I pointed this out to the DSL salesman. Of course, he assured me, that’s not what they meant. However, contracts are not supposed to be open to interpretation. Between what the DSL provider meant and what the contract said, the court would rule against the fleeting meaning every time. When I pursued the matter, the DSL company decided it no longer sold residential DSL.
When my wife and I wanted to adopt a rescue dog, we had a hound visit our house, mainly to see if it wanted to eat our cats. The rescue volunteer provided a packet of information about dogs and a contract we would have to sign to take possession of the pooch. The contract included house inspections at will of the rescue group. It could also take the dog back at any time if it found our conditions “unsuitable, which includes but not limited to…” a non-exclusive litany. If we lost the dog; we’d pay the rescue group a thousand dollars, even if we “lost” the dog ten years hence when it died and we did not notify the rescue group in 1 (one) week.

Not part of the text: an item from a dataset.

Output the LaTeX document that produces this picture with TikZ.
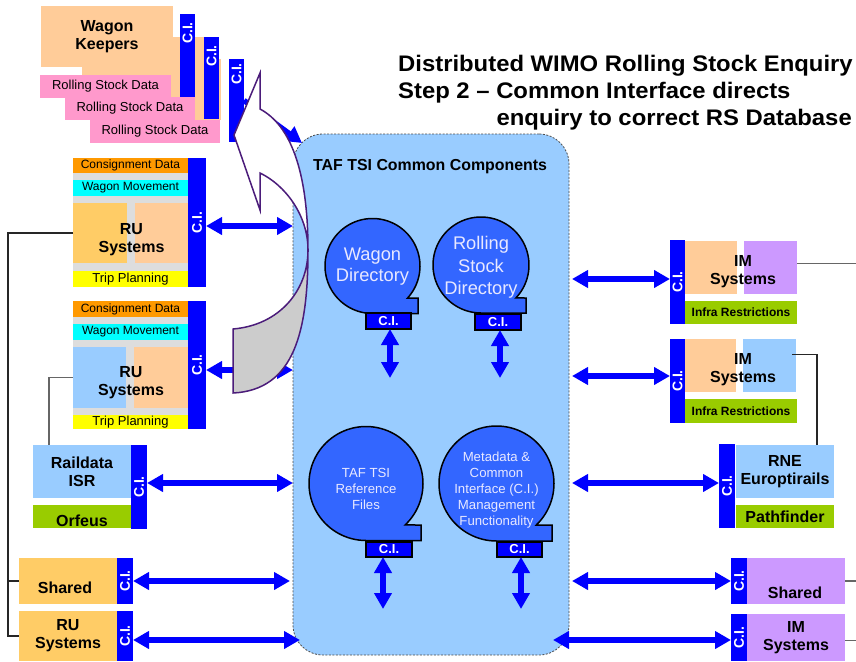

Of course, that’s not what the contract meant. Contracts don’t mean, they say explicitly. I’d rather not subject myself to the next generation of dog rescuers and their intents, which might differ from the people who wrote the contract in the first place and what they meant in the contract. So our cats are safe today.
As contracts become more ubiquitous, we consumers are becoming conditioned to sign and accept them at face value. As a result, organizations use them more and stack them more against the unquestioning signer. I question the contracts, and argue with adamant, unthinking organizational organisms. These people never negotiate, and if I don’t like the contract, they challenge me to find a better deal. As a result, I’m happily on a month-to-month dial-up connection and without a dog or cell phone. However, I’m also not dependent on fickle intentions and interpretations of my service providers and their boilerplate, cut and paste contracts.